One body, encased in ice up to its torso, took the climbers 11 hours to free.
The team had to use hot water to loosen it, prising it out with their axes.
"It is extremely difficult," said Tshiring Jangbu Sherpa, who led the body retrieval expedition.
"Getting the body out is one part, bringing it down is another challenge".
Sherpa said some of the bodies still appeared almost as they had at the moment of death -- dressed in full gear, along with their crampons and harnesses.
One seemed untouched, only missing a glove.
The retrieval of corpses at high altitudes is a controversial topic for the climbing community.
It costs thousands of dollars, and up to eight rescuers are needed for each body.

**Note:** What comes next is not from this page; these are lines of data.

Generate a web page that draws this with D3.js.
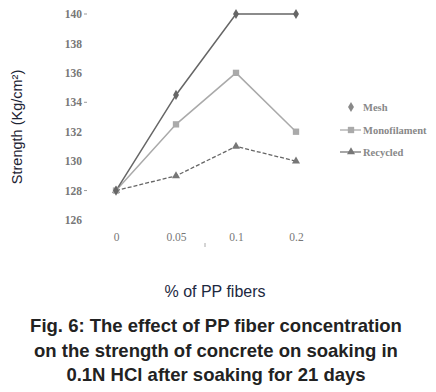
<!DOCTYPE html>
<html><head><meta charset="utf-8">
<script src="https://cdn.jsdelivr.net/npm/d3@7"></script>
<style>body{margin:0;background:#fff}svg{display:block}</style>
</head><body>
<svg id="c" width="436" height="392"></svg>
<script>
const categories = ["0", "0.05", "0.1", "0.2"];
const mesh = [128, 134.5, 140, 140];
const monofilament = [128, 132.5, 136, 132];
const recycled = [128, 129, 131, 130];
const yTicks = [126, 128, 130, 132, 134, 136, 138, 140];
const seriesNames = ["Mesh", "Monofilament", "Recycled"];

const svg = d3.select("#c");
const x = d3.scalePoint().domain(categories).range([116, 296]);
const y = d3.scaleLinear().domain([126, 140]).range([220, 14]);

// y axis labels
const yAx = svg.append("g").attr("transform", "translate(82,0)")
  .call(d3.axisLeft(y).tickValues(yTicks).tickFormat(d3.format("d")).tickSize(0).tickPadding(0));
yAx.select(".domain").remove();
yAx.selectAll("text").attr("font-family", "Liberation Serif, serif").attr("font-size", 11.5).attr("font-weight", "bold").attr("fill", "#777");
svg.selectAll(".dash").data([140, 134, 128]).join("line")
  .attr("x1", 84).attr("x2", 87).attr("y1", d => y(d)).attr("y2", d => y(d))
  .attr("stroke", "#999").attr("stroke-width", 1);

// x axis labels
const xAx = svg.append("g").attr("transform", "translate(0,230)")
  .call(d3.axisBottom(x).tickSize(0).tickPadding(3));
xAx.select(".domain").remove();
xAx.selectAll("text").attr("font-family", "Liberation Serif, serif").attr("font-size", 11.5).attr("fill", "#777");
svg.append("line").attr("x1", 205).attr("x2", 205).attr("y1", 243).attr("y2", 247).attr("stroke", "#aaa");

const line = d3.line().x((d, i) => x(categories[i])).y(d => y(d));

svg.append("path").datum(recycled).attr("d", line).attr("fill", "none")
  .attr("stroke", "#666").attr("stroke-width", 1.3).attr("stroke-dasharray", "4,2");
svg.append("path").datum(monofilament).attr("d", line).attr("fill", "none")
  .attr("stroke", "#aaa").attr("stroke-width", 1.5);
svg.append("path").datum(mesh).attr("d", line).attr("fill", "none")
  .attr("stroke", "#666").attr("stroke-width", 1.5);

const diamond = d3.symbol().type(d3.symbolDiamond).size(30);
const square = d3.symbol().type(d3.symbolSquare).size(40);
const tri = d3.symbol().type(d3.symbolTriangle).size(28);

svg.selectAll(".rm").data(recycled).join("path")
  .attr("transform", (d, i) => `translate(${x(categories[i])},${y(d)})`).attr("d", tri).attr("fill", "#777");
svg.selectAll(".mm").data(monofilament).join("path")
  .attr("transform", (d, i) => `translate(${x(categories[i])},${y(d)})`).attr("d", square).attr("fill", "#aaa");
svg.selectAll(".me").data(mesh).join("path")
  .attr("transform", (d, i) => `translate(${x(categories[i])},${y(d)})`).attr("d", diamond).attr("fill", "#666");

// legend
const lg = svg.append("g");
const ly = [107, 130, 152];
lg.append("path").attr("transform", `translate(351,${ly[0]})`).attr("d", diamond).attr("fill", "#888");
lg.append("line").attr("x1", 340).attr("x2", 361).attr("y1", ly[1]).attr("y2", ly[1]).attr("stroke", "#aaa").attr("stroke-width", 1.3);
lg.append("path").attr("transform", `translate(351,${ly[1]})`).attr("d", square).attr("fill", "#aaa");
lg.append("line").attr("x1", 340).attr("x2", 361).attr("y1", ly[2]).attr("y2", ly[2]).attr("stroke", "#777").attr("stroke-width", 1.3);
lg.append("path").attr("transform", `translate(351,${ly[2]})`).attr("d", tri).attr("fill", "#777");
lg.selectAll("text").data(seriesNames).join("text")
  .attr("x", 363).attr("y", (d, i) => ly[i] + 3.5).text(d => d)
  .attr("font-family", "Liberation Serif, serif").attr("font-size", 10.5).attr("font-weight", "bold").attr("fill", "#888");

// axis titles
svg.append("text").attr("transform", "translate(22,127) rotate(-90)").attr("text-anchor", "middle")
  .attr("font-family", "Liberation Sans, Arial, sans-serif").attr("font-size", 14.5).attr("fill", "#1c2333")
  .text("Strength (Kg/cm²)");
svg.append("text").attr("x", 215).attr("y", 297).attr("text-anchor", "middle")
  .attr("font-family", "Liberation Sans, Arial, sans-serif").attr("font-size", 16).attr("fill", "#1c2840")
  .text("% of PP fibers");

// caption
const cap = ["Fig. 6: The effect of PP fiber concentration", "on the strength of concrete on soaking in", "0.1N HCl after soaking for 21 days"];
svg.selectAll(".cap").data(cap).join("text").attr("x", 216).attr("y", (d, i) => 332 + i * 24.5)
  .attr("text-anchor", "middle").attr("font-family", "Liberation Sans, Arial, sans-serif")
  .attr("font-size", 18.5).attr("font-weight", "bold").attr("fill", "#222").text(d => d);
</script>
</body></html>
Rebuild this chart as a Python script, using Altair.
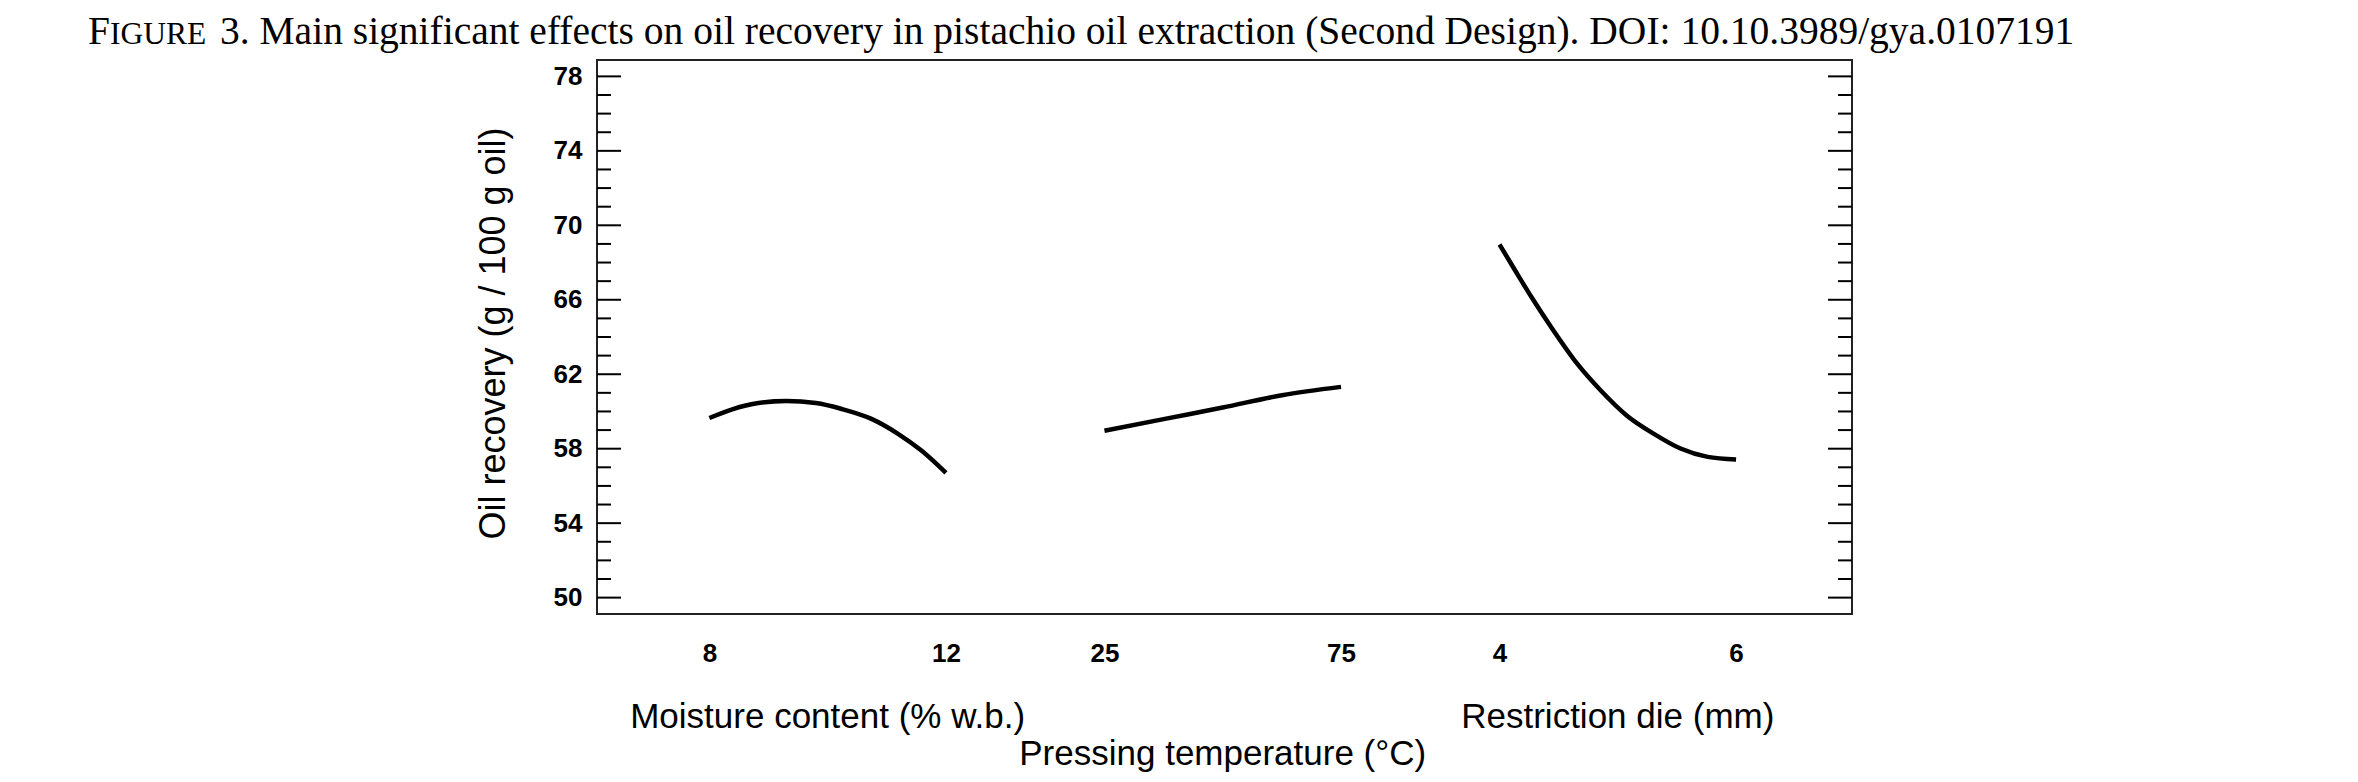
import pandas as pd
import altair as alt

# caption, split so "IGURE" can be set in small capitals
caption_first = "F"
caption_small = "IGURE"
caption_rest = " 3. Main significant effects on oil recovery in pistachio oil extraction (Second Design). DOI: 10.10.3989/gya.0107191"

# factors and their low / high levels (x axis labels)
factor_names = ["Moisture content (% w.b.)", "Pressing temperature (°C)", "Restriction die (mm)"]
factor_low = [8, 25, 4]
factor_high = [12, 75, 6]

# main effect curves
moisture_level = [8.0, 8.4, 8.8, 9.3, 9.8, 10.24, 10.74, 11.19, 11.58, 12.0]
moisture_rec = [59.65, 60.13, 60.44, 60.56, 60.45, 60.13, 59.6, 58.8, 57.91, 56.7]

temp_level = [25, 37.5, 50, 62.5, 75]
temp_rec = [58.96, 59.59, 60.21, 60.87, 61.32]

die_level = [4.0, 4.13, 4.27, 4.44, 4.66, 4.86, 5.08, 5.31, 5.53, 5.76, 6.0]
die_rec = [68.97, 67.6, 66.15, 64.5, 62.54, 61.1, 59.76, 58.78, 58.01, 57.56, 57.42]

y_major = [50, 54, 58, 62, 66, 70, 74, 78]
y_minor = [v for v in range(50, 79) if v not in y_major]

# layout: each factor gets one unit of the shared x axis
slot_start = [0, 1.67, 3.34]
x_domain = [-0.475, 4.83]
W, H = 1255, 554

rows = []
for i, (lev, rec) in enumerate([(moisture_level, moisture_rec), (temp_level, temp_rec), (die_level, die_rec)]):
    lo, hi = factor_low[i], factor_high[i]
    for l, r in zip(lev, rec):
        rows.append({"factor": factor_names[i], "pos": slot_start[i] + (l - lo) / (hi - lo), "recovery": r})
curves = pd.DataFrame(rows)

tick_pos, tick_txt = [], []
for i in range(3):
    tick_pos += [slot_start[i], slot_start[i] + 1]
    tick_txt += [str(factor_low[i]), str(factor_high[i])]
label_expr = " : ".join(f"datum.value < {p + 0.1} ? '{t}'" for p, t in zip(tick_pos, tick_txt)) + " : ''"

ticks = pd.DataFrame({
    "recovery": y_major + y_minor,
    "kind": ["major"] * len(y_major) + ["minor"] * len(y_minor),
})

names = pd.DataFrame({
    "name": factor_names,
    "pos": [s + 0.5 for s in slot_start],
    "row": [0, 1, 0],
})

xscale = alt.Scale(domain=x_domain, nice=False, zero=False)
yscale = alt.Scale(domain=[49.12, 78.88], nice=False, zero=False)

x_enc = alt.X("pos:Q", scale=xscale, axis=alt.Axis(
    values=tick_pos, labelExpr=label_expr, title=None, grid=False, ticks=False,
    tickSize=0, domain=False, labelFont="Liberation Sans", labelFontSize=26,
    labelFontWeight="bold", labelColor="black", labelPadding=39,
    labelBaseline="middle", labelFlush=False, labelOverlap=False))

y_enc = alt.Y("recovery:Q", scale=yscale, axis=alt.Axis(
    values=y_major, format="d", grid=False, ticks=False, tickSize=0, domain=False,
    labelFont="Liberation Sans", labelFontSize=26, labelFontWeight="bold",
    labelColor="black", labelPadding=15,
    title="Oil recovery (g / 100 g oil)", titleFont="Liberation Sans",
    titleFontSize=36, titleFontWeight="normal", titleColor="black",
    titleX=-104, titleY=273, titleAlign="center", titleBaseline="middle"))

lines = alt.Chart(curves).mark_line(color="black", strokeWidth=4.5, interpolate="monotone").encode(
    x=x_enc, y=y_enc, detail="factor:N"
)

def tick_layer(kind, x0, x1):
    return alt.Chart(ticks).transform_filter(f"datum.kind == '{kind}'").mark_rule(
        color="black", strokeWidth=2
    ).encode(y=y_enc, x=alt.value(x0), x2=alt.value(x1))

tick_layers = [
    tick_layer("major", 0, 24), tick_layer("minor", 0, 14),
    tick_layer("major", W, W - 24), tick_layer("minor", W, W - 14),
]

name_style = dict(font="Liberation Sans", fontSize=35, color="black", baseline="alphabetic")
names_top = alt.Chart(names).transform_filter("datum.row == 0").mark_text(**name_style).encode(
    x=x_enc, y=alt.value(668), text="name:N")
names_low = alt.Chart(names).transform_filter("datum.row == 1").mark_text(**name_style).encode(
    x=x_enc, y=alt.value(705), text="name:N")

one = pd.DataFrame({"a": [0]})
cap_style = dict(font="Liberation Serif", color="black", align="left", baseline="alphabetic")
cap1 = alt.Chart(one).mark_text(text=caption_first, fontSize=39.5, **cap_style).encode(
    x=alt.value(-509), y=alt.value(-16))
cap2 = alt.Chart(one).mark_text(text=caption_small, fontSize=31.5, **cap_style).encode(
    x=alt.value(-487), y=alt.value(-16))
cap3 = alt.Chart(one).mark_text(text=caption_rest, fontSize=39.5, **cap_style).encode(
    x=alt.value(-377), y=alt.value(-16))

chart = alt.layer(lines, *tick_layers, names_top, names_low, cap1, cap2, cap3).properties(
    width=W, height=H, autosize="none",
    padding={"left": 589, "top": 52, "right": 498, "bottom": 160},
    background="white",
).configure_view(stroke="#222", strokeWidth=2)

chart.save("out.html", embed_options={"renderer": "svg", "actions": False})
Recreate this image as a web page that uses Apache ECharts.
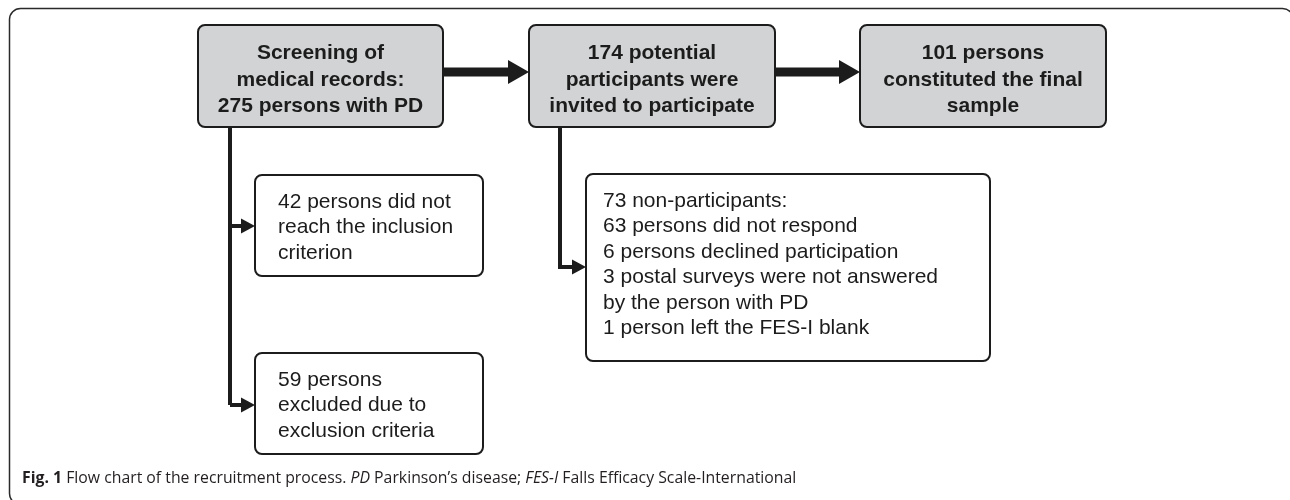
<!DOCTYPE html>
<html>
<head>
<meta charset="utf-8">
<script src="https://cdn.jsdelivr.net/npm/echarts@6/dist/echarts.min.js"></script>
<style>
  html, body { margin: 0; padding: 0; background: #ffffff; }
  #chart { width: 1290px; height: 500px; }
</style>
</head>
<body>
<div id="chart"></div>
<script>
// ---------- data ----------
const stageLabels = [
  'Screening of\nmedical records:\n275 persons with PD',
  '174 potential\nparticipants were\ninvited to participate',
  '101 persons\nconstituted the final\nsample'
];
const exclusionLabels = [
  '42 persons did not\nreach the inclusion\ncriterion',
  '59 persons\nexcluded due to\nexclusion criteria',
  '73 non-participants:\n63 persons did not respond\n6 persons declined participation\n3 postal surveys were not answered\nby the person with PD\n1 person left the FES-I blank'
];
const captionParts = [
  'Fig. 1',
  'Flow chart of the recruitment process.',
  'PD',
  'Parkinson\u2019s disease;',
  'FES-I',
  'Falls Efficacy Scale-International'
];

// ---------- layout (pixel space of the hidden axes) ----------
const stageBoxes = [
  { x: 198, y: 25, w: 245, h: 102 },
  { x: 529, y: 25, w: 246, h: 102 },
  { x: 860, y: 25, w: 246, h: 102 }
];
const exclusionBoxes = [
  { x: 255, y: 175, w: 228, h: 101, pad: 23 },
  { x: 255, y: 353, w: 228, h: 101, pad: 23 },
  { x: 586, y: 174, w: 404, h: 187, pad: 17 }
];
// connectors: polyline points, line width, head length, head half-width
const connectors = [
  { pts: [[443, 72], [529, 72]], lw: 9, hl: 21, hw: 12 },
  { pts: [[775, 72], [860, 72]], lw: 9, hl: 21, hw: 12 },
  { pts: [[230, 127], [230, 405]], lw: 4, hl: 0, hw: 0 },
  { pts: [[230, 226], [255, 226]], lw: 4, hl: 14, hw: 7.5 },
  { pts: [[230, 405], [255, 405]], lw: 4, hl: 14, hw: 7.5 },
  { pts: [[560, 127], [560, 267], [586, 267]], lw: 4, hl: 14, hw: 7.5 }
];

const INK = '#1c1c1c';
const FILL = '#d1d3d4';

const chart = echarts.init(document.getElementById('chart'), null, { renderer: 'canvas' });

function boxRender(boxes, labels, isStage) {
  return function (params, api) {
    const i = params.dataIndex;
    const b = boxes[i];
    const p0 = api.coord([b.x, b.y]);
    const p1 = api.coord([b.x + b.w, b.y + b.h]);
    const x = Math.min(p0[0], p1[0]), y = Math.min(p0[1], p1[1]);
    const w = Math.abs(p1[0] - p0[0]), h = Math.abs(p1[1] - p0[1]);
    const children = [{
      type: 'rect',
      shape: { x: x, y: y, width: w, height: h, r: 7 },
      style: { fill: isStage ? FILL : '#ffffff', stroke: INK, lineWidth: 2 }
    }];
    if (isStage) {
      children.push({
        type: 'text',
        style: {
          text: labels[i], x: x + w / 2, y: y + h / 2 + 4,
          align: 'center', verticalAlign: 'middle',
          fontFamily: '"Liberation Sans", Arial, sans-serif', fontWeight: 'bold', fontSize: 21,
          lineHeight: 26.5, fill: INK
        }
      });
    } else {
      children.push({
        type: 'text',
        style: {
          text: labels[i], x: x + b.pad, y: y + 14,
          align: 'left', verticalAlign: 'top',
          fontFamily: '"Liberation Sans", Arial, sans-serif', fontWeight: 'normal', fontSize: 21,
          lineHeight: 25.5, fill: INK
        }
      });
    }
    return { type: 'group', children: children };
  };
}

function connectorRender(params, api) {
  const c = connectors[params.dataIndex];
  const pts = c.pts.map(p => api.coord(p));
  const children = [];
  const n = pts.length;
  const tip = pts[n - 1], prev = pts[n - 2];
  const dx = tip[0] - prev[0], dy = tip[1] - prev[1];
  const len = Math.sqrt(dx * dx + dy * dy) || 1;
  const ux = dx / len, uy = dy / len;
  const base = [tip[0] - ux * c.hl, tip[1] - uy * c.hl];
  const linePts = pts.slice(0, n - 1).concat([c.hl > 0 ? [base[0] + ux, base[1] + uy] : tip]);
  children.push({
    type: 'polyline',
    shape: { points: linePts },
    style: { stroke: INK, lineWidth: c.lw, fill: null, lineJoin: 'miter', lineCap: 'butt' }
  });
  if (c.hl > 0) {
    children.push({
      type: 'polygon',
      shape: { points: [
        tip,
        [base[0] - uy * c.hw, base[1] + ux * c.hw],
        [base[0] + uy * c.hw, base[1] - ux * c.hw]
      ] },
      style: { fill: INK }
    });
  }
  return { type: 'group', children: children };
}

const option = {
  animation: false,
  backgroundColor: '#ffffff',
  grid: { left: 0, right: 0, top: 0, bottom: 0 },
  xAxis: { type: 'value', min: 0, max: 1290, show: false },
  yAxis: { type: 'value', min: 0, max: 500, inverse: true, show: false },
  title: {
    text: '{b|' + captionParts[0] + '} ' + captionParts[1] + ' {i|' + captionParts[2] + '} ' +
          captionParts[3] + ' {i|' + captionParts[4] + '} ' + captionParts[5],
    left: 22, top: 470, padding: 0,
    textStyle: {
      fontFamily: '"Open Sans", sans-serif', fontSize: 15.8, fontWeight: 'normal', color: '#231f20',
      rich: {
        b: { fontFamily: '"Open Sans", sans-serif', fontSize: 15.8, fontWeight: 'bold', color: '#231f20' },
        i: { fontFamily: '"Open Sans", sans-serif', fontSize: 15.8, fontStyle: 'italic', color: '#231f20' }
      }
    }
  },
  graphic: [{
    type: 'rect', silent: true, z: -1,
    shape: { x: 9.5, y: 8.5, width: 1284, height: 496, r: 11 },
    style: { fill: null, stroke: '#2a2a2a', lineWidth: 1.5 }
  }],
  series: [
    {
      type: 'custom', name: 'connectors', silent: true, clip: false,
      data: connectors.map((c, i) => i),
      renderItem: connectorRender, z: 3
    },
    {
      type: 'custom', name: 'stages', silent: true, clip: false,
      data: stageLabels.map((s, i) => i),
      renderItem: boxRender(stageBoxes, stageLabels, true), z: 4
    },
    {
      type: 'custom', name: 'exclusions', silent: true, clip: false,
      data: exclusionLabels.map((s, i) => i),
      renderItem: boxRender(exclusionBoxes, exclusionLabels, false), z: 4
    }
  ]
};
chart.setOption(option);
</script>
</body>
</html>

A body can weigh over 100 kilogrammes (220 pounds), and at high altitudes, a person's ability to carry heavy loads is severely affected.
- 'Turn into a graveyard' -
But Karki said the rescue effort was necessary.
"We have to bring them back as much as possible," he said. "If we keep leaving them behind, our mountains will turn into a graveyard."
Bodies are often wrapped in a bag then put on a plastic sled to drag down.
Sherpa said that bringing one body down from close to Lhotse's 8,516 metre peak -- the world's fourth-highest mountain -- had been among the hardest challenges so far.
"The body was frozen with hands and legs spread," he said.
"We had to carry it down to Camp Three as it was, and only then could it be moved to be put in a sled to be dragged."
Rakesh Gurung, from Nepal's tourism department, said two bodies had been preliminarily identified and authorities were awaiting "detailed tests" for the final confirmation.
The retrieved bodies are now in the capital Kathmandu, with those not identified likely to be eventually cremated.
- Missing mountaineers -
Despite the recovery efforts, the mountain still holds its secrets.
The body of George Mallory, the British climber who went missing during a 1924 attempt on the summit, was only found in 1999.
His climbing partner, Andrew Irvine, has never been found -- nor has their camera, which could provide evidence of a successful summit that would rewrite mountaineering history.
The clean-up campaign, with a budget of over $600,000, also employed 171 Nepali guides and porters to bring back 11 tonnes of rubbish.
Fluorescent tents, discarded climbing equipment, empty gas canisters and even human excreta litter the well-trodden route to the summit.
"The mountains have given us mountaineers so many opportunities," Sherpa said.
"I feel that we have to give back to them, we have to remove the trash and bodies to clean the mountains."
Today, expeditions are under pressure to remove the waste that they create, but historic rubbish remains.
"This year's trash might be brought back by the mountaineers," said Karki. "But who will bring the old ones?"